Being a prolific writer, Marsoof is the principal editor of the volume entitled In Pursuit of Justice: Corde Et Amino and the author of the book The Quazi Court System in Sri Lanka and its Impact on Muslim Women. He has been an editor of the Colombo Law Review, the Jura Newsletter, The Attorney General's Journal and the Chairman of the Panel of Editors of the Law College Law Review. He also has to his credit, several book chapters and a large number of articles on a variety of important legal topics.

==Legal career==
In 1975 he joined the Attorney General's Department as a State Counsel, and was promoted as senior state counsel in 1983 and appointed to the post of deputy Solicitor General in 1993. In 1998 he was made additional solicitor general, and in the same year, in recognition of his eminence in the bar, he was awarded silk and was appointed a President's Counsel. He was elevation to the judiciary in 2004 as the president of the Court of Appeal of Sri Lanka, after spending 29 in the official bar, and at the time of his elevation, he functioned as the seniormost additional solicitor general in-charge of the Civil Division of that department.
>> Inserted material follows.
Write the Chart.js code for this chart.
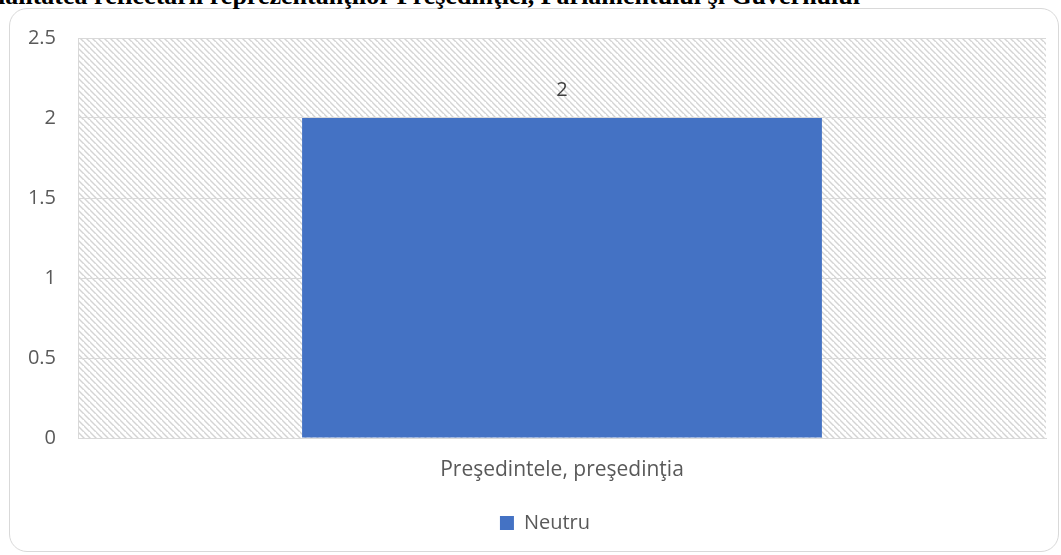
<!DOCTYPE html>
<html>
<head>
<meta charset="utf-8">
<script src="https://cdn.jsdelivr.net/npm/chart.js@4.4.1/dist/chart.umd.min.js"></script>
<style>
  html, body { margin: 0; padding: 0; background: #fff; overflow: hidden; }
  #wrap { position: relative; width: 1061px; height: 555px; overflow: hidden; }
  #frame { position: absolute; left: 9px; top: 8px; width: 1050px; height: 544px;
           border: 1.5px solid #d9d9d9; border-radius: 18px; box-sizing: border-box; }
  #title { position: absolute; right: 201px; top: -17px; white-space: nowrap;
           font: bold 26px "Liberation Serif", "Times New Roman", serif; line-height: 26px; color: #000; }
  #c { position: absolute; left: 0; top: 0; }
</style>
</head>
<body>
<div id="wrap">
  <div id="frame"></div>
  <div id="title">Imparţialitatea reflectării reprezentanţilor Preşedinţiei, Parlamentului şi Guvernului</div>
  <canvas id="c" width="1061" height="555"></canvas>
</div>
<script>
const categories = ["Preşedintele, preşedinţia"];
const seriesName = "Neutru";
const seriesValues = [2];
const yTicks = [0, 0.5, 1, 1.5, 2, 2.5];
const yTickLabels = ["0", "0.5", "1", "1.5", "2", "2.5"];

function makeHatch() {
  const s = 6;
  const p = document.createElement('canvas');
  p.width = s; p.height = s;
  const g = p.getContext('2d');
  g.strokeStyle = '#d4d4d4';
  g.lineWidth = 1.4;
  g.beginPath();
  g.moveTo(-1, -1); g.lineTo(s + 1, s + 1);
  g.moveTo(-s - 1, -1); g.lineTo(1, s + 1);
  g.moveTo(s - 1, -s - 1); g.lineTo(2 * s + 1, s + 1);
  g.stroke();
  return p;
}

const hatchPlugin = {
  id: 'hatch',
  beforeDraw(chart) {
    const { ctx, chartArea: a } = chart;
    ctx.save();
    ctx.fillStyle = ctx.createPattern(makeHatch(), 'repeat');
    ctx.fillRect(a.left, a.top, a.right - a.left, a.bottom - a.top);
    ctx.restore();
  }
};

const legendShift = {
  id: 'legendShift',
  afterLayout(chart) {
    if (chart.legend) {
      chart.legend.left += 22;
      chart.legend.right += 22;
    }
  }
};

const labelPlugin = {
  id: 'valLabels',
  afterDatasetsDraw(chart) {
    const { ctx } = chart;
    chart.data.datasets.forEach((ds, i) => {
      chart.getDatasetMeta(i).data.forEach((bar, j) => {
        ctx.save();
        ctx.font = '20px "Open Sans", sans-serif';
        ctx.fillStyle = '#404040';
        ctx.textAlign = 'center';
        ctx.textBaseline = 'middle';
        ctx.fillText(String(ds.data[j]), bar.x, bar.y - 28);
        ctx.restore();
      });
    });
  }
};

new Chart(document.getElementById('c'), {
  type: 'bar',
  data: {
    labels: categories,
    datasets: [{
      label: seriesName,
      data: seriesValues,
      backgroundColor: '#4472C4',
      borderWidth: 0,
      barPercentage: 0.537,
      categoryPercentage: 1.0
    }]
  },
  options: {
    responsive: false,
    animation: false,
    layout: { padding: { left: 0, right: 15, top: 38, bottom: 12 } },
    scales: {
      x: {
        grid: { display: false, drawTicks: false },
        border: { display: true, color: '#d9d9d9', width: 1 },
        ticks: { color: '#595959', font: { family: '"Open Sans", sans-serif', size: 21 }, padding: 19 },
        afterFit(s) { s.height = 65; }
      },
      y: {
        min: 0, max: 2.5,
        afterBuildTicks(s) { s.ticks = yTicks.map(v => ({ value: v })); },
        grid: { color: '#d9d9d9', lineWidth: 1, drawTicks: false },
        border: { display: true, color: '#d9d9d9', width: 1 },
        ticks: {
          color: '#595959', font: { family: '"Open Sans", sans-serif', size: 20 }, padding: 22,
          callback: (v) => yTickLabels[yTicks.indexOf(v)] ?? String(v)
        },
        afterFit(s) { s.width = 78; }
      }
    },
    plugins: {
      legend: {
        position: 'bottom',
        labels: {
          boxWidth: 14, boxHeight: 14, padding: 10,
          color: '#595959',
          font: { family: '"Open Sans", sans-serif', size: 20 }
        }
      },
      tooltip: { enabled: false }
    }
  },
  plugins: [hatchPlugin, legendShift, labelPlugin]
});
</script>
</body>
</html>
Marsoof has contributed by being a lecturer in law at the Sri Lanka Law College, the Institute of Advanced Legal Studies, Colombo, the Law Faulty of the University of Colombo, the Open University of Sri Lanka, the University of Kelaniya, Institute of Chartered Accountants of Sri Lanka and the Bandaranaike Centre for International Studies. Marsoof has been the chairman of the board of examiners of the ICLP Arbitration Centre, the pioneer arbitration centre in Sri Lanka. He is currently an elected member of the faculty board of the law faculty of the University of Colombo, and a member of the board of management of the Judges Institute of Sri Lanka.
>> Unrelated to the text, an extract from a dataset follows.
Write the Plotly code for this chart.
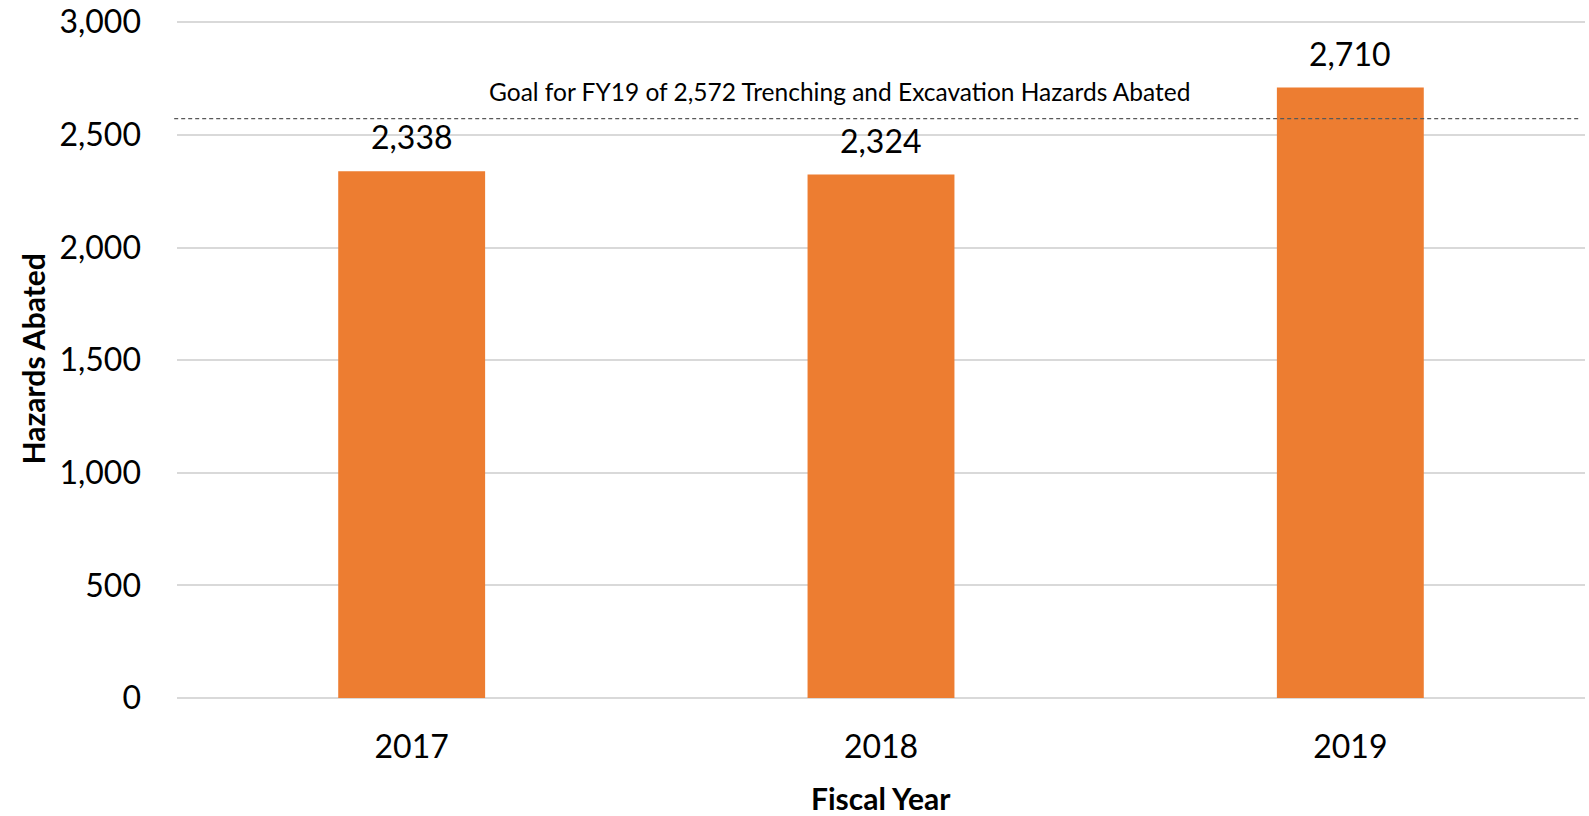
import plotly.graph_objects as go

years = ["2017", "2018", "2019"]
hazards_abated = [2338, 2324, 2710]
goal_value = 2572
goal_label = "Goal for FY19 of 2,572 Trenching and Excavation Hazards Abated"
y_ticks = [0, 500, 1000, 1500, 2000, 2500, 3000]
y_tick_text = ["0", "500", "1,000", "1,500", "2,000", "2,500", "3,000"]

FONT = "Lato, Carlito, Calibri, sans-serif"

fig = go.Figure()
fig.add_trace(go.Bar(
    x=years, y=hazards_abated,
    marker=dict(color="#ED7D31", line=dict(width=0)),
    width=0.313,
    hoverinfo="x+y",
))

for i, v in enumerate(hazards_abated):
    fig.add_annotation(x=i, y=v, text=f"{v:,}", showarrow=False,
                       yanchor="bottom", yshift=13,
                       font=dict(family=FONT, size=32, color="#000000"))

fig.add_shape(type="line", xref="paper", yref="y",
              x0=-0.002, x1=0.997, y0=goal_value, y1=goal_value,
              line=dict(color="#595959", width=1.3, dash="4px,3px"))
fig.add_annotation(xref="paper", yref="y", x=0.4705, y=goal_value,
                   text=goal_label, showarrow=False, yanchor="bottom", yshift=11,
                   font=dict(family=FONT, size=24.5, color="#000000"))

fig.add_annotation(xref="paper", yref="paper", x=-0.102, y=0.5,
                   text="<b>Hazards Abated</b>", textangle=-90, showarrow=False,
                   xanchor="center", yanchor="middle",
                   font=dict(family=FONT, size=30, color="#000000"))
fig.add_annotation(xref="paper", yref="paper", x=0.5, y=-0.147,
                   text="<b>Fiscal Year</b>", showarrow=False,
                   xanchor="center", yanchor="middle",
                   font=dict(family=FONT, size=30, color="#000000"))

fig.update_layout(
    width=1589, height=816,
    margin=dict(l=177, r=4, t=20, b=118, autoexpand=False),
    plot_bgcolor="white", paper_bgcolor="white",
    showlegend=False,
    font=dict(family=FONT, size=32, color="#000000"),
    xaxis=dict(type="category", range=[-0.5, 2.5], showgrid=False,
               showline=False, zeroline=False, ticks="", automargin=False,
               ticklabelstandoff=27,
               tickfont=dict(family=FONT, size=32, color="#000000")),
    yaxis=dict(range=[0, 3010], tickvals=y_ticks, ticktext=y_tick_text,
               showgrid=True, gridcolor="#D9D9D9", gridwidth=2,
               zeroline=True, zerolinecolor="#D9D9D9", zerolinewidth=2,
               showline=False, ticks="", ticklabelstandoff=35, automargin=False,
               tickfont=dict(family=FONT, size=32, color="#000000")),
)

fig.write_html("out.html", config={"displayModeBar": False},
               post_script="document.body.style.margin='0';document.body.style.overflow='hidden';")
Marsoof has been a sought after speaker in Sri Lanka and abroad. He regularly addresses the International Symposium on Economic Crime organised by Jesus College, Cambridge and was invited to make the Dr. A. M. A. Azeez Memorial Oration in 2002. He also made a keynote address at the International Conference organised by the Kuala Lumpur Regional Arbitration Center in collaboration with UNCITRAL to celebrate 30 years of the UNCITRAL Arbitration Rules in Kuala Lumpur, Malaysia in 2006. He made the famous Inaugural K.C Kamalasabayson Memorial Oration in 2008 and the prestigious Inaugural Institute of Advanced Legal Studies Oration in 2009, and was invited by the Sri Lanka Malay Association to make the Dr. T.B.Jayah Memorial Oration in 2010.

==Judiciary==
In March 2004, Marsoof was elevated to the judiciary in the capacity as the President of the Court of Appeal of Sri Lanka. He delivered a large number of landmark judgments particularly on constitutional and administrative law issues during his very short stay at the helm of the Court of Appeal. In February 2005, he was promoted as a Judge of the Supreme Court of Sri Lanka, which is the apex court of the country, which position he still holds. His dedication and erudition has enabled him to distinguishing himself as one of the most independent and respected judges of that Court.

In 2014, Marsoof was appointed as Acting Chief Justice of Sri Lanka.

Apart from his judicial work, Marsoof has been involved in social mobility and law reform initiatives, and is currently the Chairman of the Committee appointed by the Government to suggest amendments to the Muslim Marriage and Divorce Act in force in Sri Lanka.

Marsoof was a Judge on the Supreme Court of Fiji from 2011-2015.